Peer review should help authors to improve their papers by receiving detailed and candid assessments of their work from leading experts in the field, but some authors make much better use of this opportunity than others. Of course it is not possible to make rabbit stew without a rabbit, nor can good papers be made from weak data. Thus we cannot offer any shortcuts—the ‘secret’ to high-profile publication is to do important experiments—but we can suggest ways to avoid wasting effort on unproductive responses to referees and editors. If two scientists begin with data of equal significance and quality, what factors might eventually lead one paper to be published in a high-visibility journal while the other ends up in a specialist journal?

Most leading biomedical journals receive many more submissions than they can realistically review, and editors are usually careful not to waste their referees' time by asking them to look at papers that seem unlikely to be of sufficient general interest. (At Nature Neuroscience, for instance, only about one submission in three is sent for external review.) The first step, then, is to choose an appropriate journal for each paper, and not to submit work that is too preliminary, too thinly sliced or too narrow in scope for a top journal.

Having chosen where to submit, it is well worth preparing the paper carefully, making sure that the significance of the study is clearly stated without being oversold. Although the substance of the work is our main concern, well-crafted papers, like polished talks, create a favorable impression in the minds of editors and referees. Conversely, careless mistakes or poor scholarship create an impression of sloppiness that may be hard to overcome later, and neither editors nor referees like being asked to work harder than necessary to follow the authors' arguments.

Successful authors use the review process to make their papers better. Authors should recognize that peer review is not a legal proceeding; if a paper is not immediately accepted, discussing its scientific substance is much more productive than focusing on procedural complaints. It is also important to address the major criticisms, rather than debating minor points or responding to referees' concerns with cosmetic changes. Successful authors have a good sense of which problems were critical in the editorial decision, and they respond throughly to these issues. In particular, they do the experiments. Like losing weight, successfully revising a manuscript may not be easy, but it is often simple, at least in principle. The odds of getting a paper published after an initial rejection are greatly increased by resolving the referees' concerns directly, rather than trying to use words to patch up weaknesses that should have been addressed with data. This is the single biggest difference between papers that are ultimately accepted and those that are rejected.

Throughout the review process, it is important to recognize that referees' time is a valuable resource that is freely donated despite being in limited supply. Editors have a responsibility to conserve this resource, which means not burdening referees unnecessarily by asking them to re-review manuscripts that have not been adequately revised. Successful authors understand this, and rather than testing incrementally the smallest amount of change that will make a paper acceptable, they make a single comprehensive attempt to resolve as many problems as possible in the first revision.

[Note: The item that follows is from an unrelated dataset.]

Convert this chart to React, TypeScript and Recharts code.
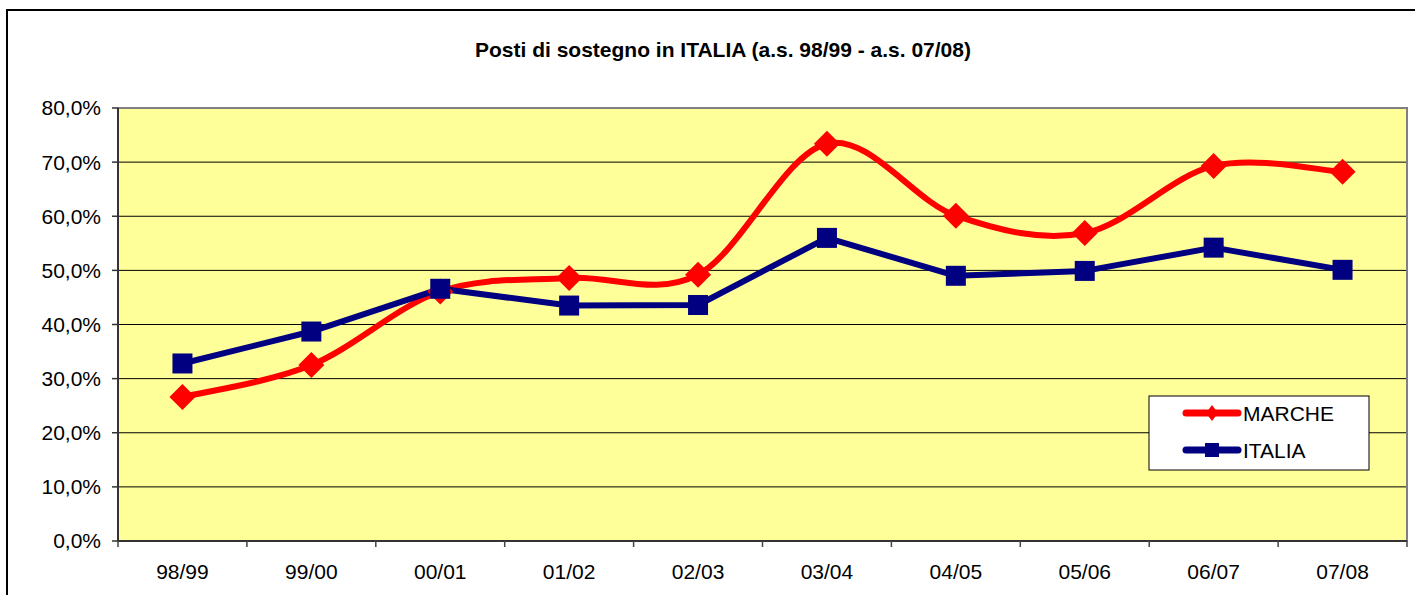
import { LineChart, Line, XAxis, YAxis, CartesianGrid, ReferenceArea } from 'recharts';

const YEARS = ['98/99', '99/00', '00/01', '01/02', '02/03', '03/04', '04/05', '05/06', '06/07', '07/08'];
const MARCHE = [26.6, 32.5, 46.1, 48.6, 49.2, 73.4, 60.1, 56.9, 69.3, 68.2];
const ITALIA = [32.8, 38.7, 46.6, 43.5, 43.6, 56.0, 49.0, 49.9, 54.2, 50.1];
const Y_TICKS = [0, 10, 20, 30, 40, 50, 60, 70, 80];
const TITLE = 'Posti di sostegno in ITALIA (a.s. 98/99 - a.s. 07/08)';

const FONT = '"Liberation Sans", Arial, sans-serif';
const RED = '#FF0000';
const NAVY = '#000080';

// one row per school year, placed at the middle of its slot on a 0..10 axis
const rows = YEARS.map((year, i) => ({ pos: i + 0.5, year, marche: MARCHE[i], italia: ITALIA[i] }));
// slot edges (tick marks) and slot centres (labels)
const X_TICKS = Array.from({ length: YEARS.length * 2 + 1 }, (_, i) => i / 2);

// Excel-like smoothing: cubic bezier through the points, Catmull-Rom tangents
function excelSmooth(context: any) {
  let pts: number[][] = [];
  return {
    areaStart() {},
    areaEnd() {},
    lineStart() { pts = []; },
    point(x: number, y: number) { pts.push([+x, +y]); },
    lineEnd() {
      if (!pts.length) return;
      context.moveTo(pts[0][0], pts[0][1]);
      for (let i = 0; i < pts.length - 1; i++) {
        const p0 = pts[i - 1] ?? pts[i];
        const p1 = pts[i];
        const p2 = pts[i + 1];
        const p3 = pts[i + 2] ?? p2;
        context.bezierCurveTo(
          p1[0] + (p2[0] - p0[0]) / 6, p1[1] + (p2[1] - p0[1]) / 6,
          p2[0] - (p3[0] - p1[0]) / 6, p2[1] - (p3[1] - p1[1]) / 6,
          p2[0], p2[1],
        );
      }
    },
  };
}

function Diamond({ cx, cy, index }: any) {
  if (cx == null || cy == null) return <g key={index} />;
  const r = 13;
  return <path key={index} d={`M${cx},${cy - r}L${cx + r},${cy}L${cx},${cy + r}L${cx - r},${cy}Z`} fill={RED} />;
}

function Square({ cx, cy, index }: any) {
  if (cx == null || cy == null) return <g key={index} />;
  return <rect key={index} x={cx - 10} y={cy - 10} width={20} height={20} fill={NAVY} />;
}

function XTick({ x, y, payload }: any) {
  const v = payload.value;
  if (Number.isInteger(v))
    return <line x1={x} x2={x} y1={y} y2={y + 6} stroke="#444" strokeWidth={1.5} />;
  return (
    <text x={x} y={y + 38} textAnchor="middle" fontSize={21} fill="#000" fontFamily={FONT}>
      {YEARS[Math.floor(v)]}
    </text>
  );
}

function LegendBox() {
  const items = [
    { name: 'MARCHE', color: RED, cy: 18, marker: 'diamond' },
    { name: 'ITALIA', color: NAVY, cy: 55, marker: 'square' },
  ];
  return (
    <svg width={222} height={76} style={{ position: 'absolute', left: 1148, top: 395 }}>
      <rect x={1} y={1} width={220} height={74} fill="#fff" stroke="#000" strokeWidth={1} />
      {items.map((it) => (
        <g key={it.name}>
          <line x1={38} x2={90} y1={it.cy} y2={it.cy} stroke={it.color} strokeWidth={7} strokeLinecap="round" />
          {it.marker === 'diamond' ? (
            <path d={`M64,${it.cy - 8}L70,${it.cy}L64,${it.cy + 8}L58,${it.cy}Z`} fill={it.color} />
          ) : (
            <rect x={57} y={it.cy - 7} width={14} height={14} fill={it.color} />
          )}
          <text x={95} y={it.cy + 7.5} fontSize={21} fontFamily={FONT} fill="#000">{it.name}</text>
        </g>
      ))}
    </svg>
  );
}

export default function App() {
  return (
    <div style={{ position: 'fixed', left: 0, top: 0, width: 1415, height: 595, background: '#fff', overflow: 'hidden', fontFamily: FONT }}>
      <div style={{ position: 'absolute', left: 6, top: 9, width: 1500, height: 700, borderLeft: '2px solid #000', borderTop: '2px solid #000' }} />
      <div style={{ position: 'absolute', left: 423, top: 39, width: 600, textAlign: 'center', fontSize: 21, fontWeight: 'bold', lineHeight: 1, color: '#000' }}>
        {TITLE}
      </div>
      <div style={{ position: 'absolute', left: 0, top: 0 }}>
        <LineChart width={1415} height={595} data={rows} margin={{ top: 108, right: 8, bottom: 0, left: 0 }}>
          <CartesianGrid vertical={false} stroke="#000" strokeWidth={1} fill="#FFFF99" fillOpacity={1} />
          <ReferenceArea x1={0} x2={10} y1={0} y2={80} fill="none" stroke="#808080" strokeWidth={2} />
          <XAxis
            type="number"
            dataKey="pos"
            domain={[0, 10]}
            ticks={X_TICKS}
            interval={0}
            tick={<XTick />}
            tickLine={false}
            tickSize={0}
            tickMargin={0}
            height={54}
            axisLine={{ stroke: '#333', strokeWidth: 2 }}
          />
          <YAxis
            domain={[0, 80]}
            ticks={Y_TICKS}
            interval={0}
            width={118}
            tickSize={6}
            tickMargin={11}
            tickFormatter={(v: number) => `${v.toFixed(1).replace('.', ',')}%`}
            tick={{ fontSize: 21, fill: '#000', fontFamily: FONT }}
            tickLine={{ stroke: '#333', strokeWidth: 1.5 }}
            axisLine={{ stroke: '#333', strokeWidth: 2 }}
          />
          <Line
            dataKey="marche"
            type={excelSmooth as any}
            stroke={RED}
            strokeWidth={6}
            strokeLinecap="round"
            dot={(p: any) => <Diamond {...p} key={p.index} />}
            activeDot={false}
            isAnimationActive={false}
          />
          <Line
            dataKey="italia"
            type="linear"
            stroke={NAVY}
            strokeWidth={6}
            strokeLinejoin="round"
            dot={(p: any) => <Square {...p} key={p.index} />}
            activeDot={false}
            isAnimationActive={false}
          />
        </LineChart>
      </div>
      <LegendBox />
    </div>
  );
}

There are of course occasions when an author may fundamentally disagree with a referee or editor (sometimes for good reason), and one difficult aspect of the review process is knowing when and how to dispute a negative recommendation. It is obviously a good idea to calm down before responding, and to try to see things from the editors' or referees' perspective. For instance, it is pointless to ask an editor to overrule a unanimous negative recommendation, or to accuse referees of acting in bad faith or to attack their competence or integrity to the editor who chose them. Similarly, it is seldom useful to forward supportive letters or comments from well-known scientists; any journal that is committed to anonymous peer review places more weight on the recommendations of its own chosen referees than on ‘celebrity endorsements’ that have been collected by the authors.

In deciding when to argue, it may be helpful to separate the referees' criticisms by category. Some may be based on factual misunderstandings that can be clarified. Some may be addressed by obtaining further data, which may or may not be feasible. Some may represent stringent demands that go beyond the normal expectations of the field. Some are simple differences of opinion as to the significance or interest of the work. These last are often the most difficult to refute; unless the referee has clearly misunderstood the paper or the prior literature, the editor is likely to trust the referee's judgment over that of the authors. Successful authors understand these distinctions, pick their fights carefully, and only dispute decisions in cases where there is some prospect of changing people's minds. Arguing a decision costs authors, editors and referees time and energy that must be taken away from other papers, so it is important to think carefully about what is likely to be achieved by entering into a prolonged debate. Finally, successful authors remember the next paper. No one wins all the time, and most successful authors know how to lose gracefully.

It is worth keeping in mind that among papers sent for peer review at Nature Neuroscience, only one third are eventually published, most of them substantially revised since the original submission. Thus, looking at the review process as an opportunity to improve the paper greatly increases one's chances of publication, which more commonly results from hard work and good judgment than from luck, reputation or sales ploys.